The DIDACT system integrates open-source and custom-built software to develop and manage ML models, monitor the sandbox cluster, and log key data. All this information is displayed on an interactive dashboard for easy visualization.
The system operates through three main ML pipelines:
- Offline Development – A testing phase, akin to a dress rehearsal.
- Continual Learning – The real-time competition where models battle for top performance.
- Live Monitoring – The best-performing model becomes the main system monitor—until it’s dethroned by the next day’s champion.
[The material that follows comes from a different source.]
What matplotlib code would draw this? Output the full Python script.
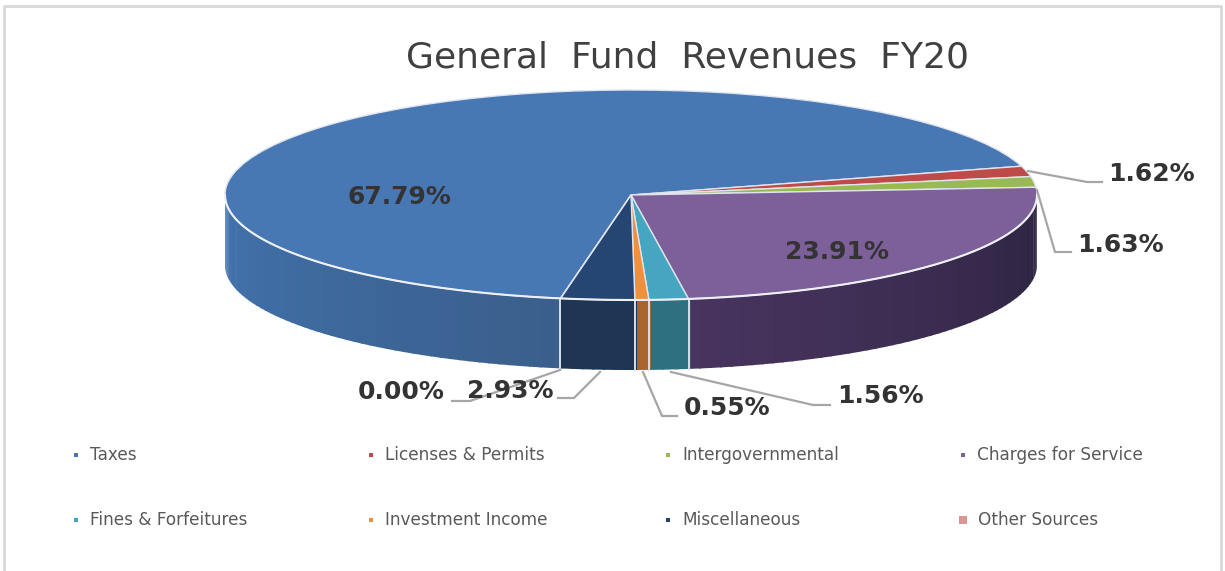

“DIDACT represents a creative stitching together of hardware and open-source software,” said Hess, who is also the infrastructure architect for the High Performance Data Facility Hub being developed at Jefferson Lab in collaboration with DOE’s Lawrence Berkeley National Laboratory. “It’s a combination of things that you normally wouldn’t put together, and we’ve shown that it can work. It really draws on the strength of Jefferson Lab’s data science and computing operations expertise.”
Looking ahead, the DIDACT team plans to extend their research to explore how machine learning can optimize data center energy usage. This could involve reducing water consumption in cooling systems or adjusting processor activity based on real-time computing demands.
“The goal is always to provide more bang for the buck,” Hess said, “more science for the dollar.”
With AI-driven automation, the future of scientific computing is looking smarter, faster, and more efficient than ever.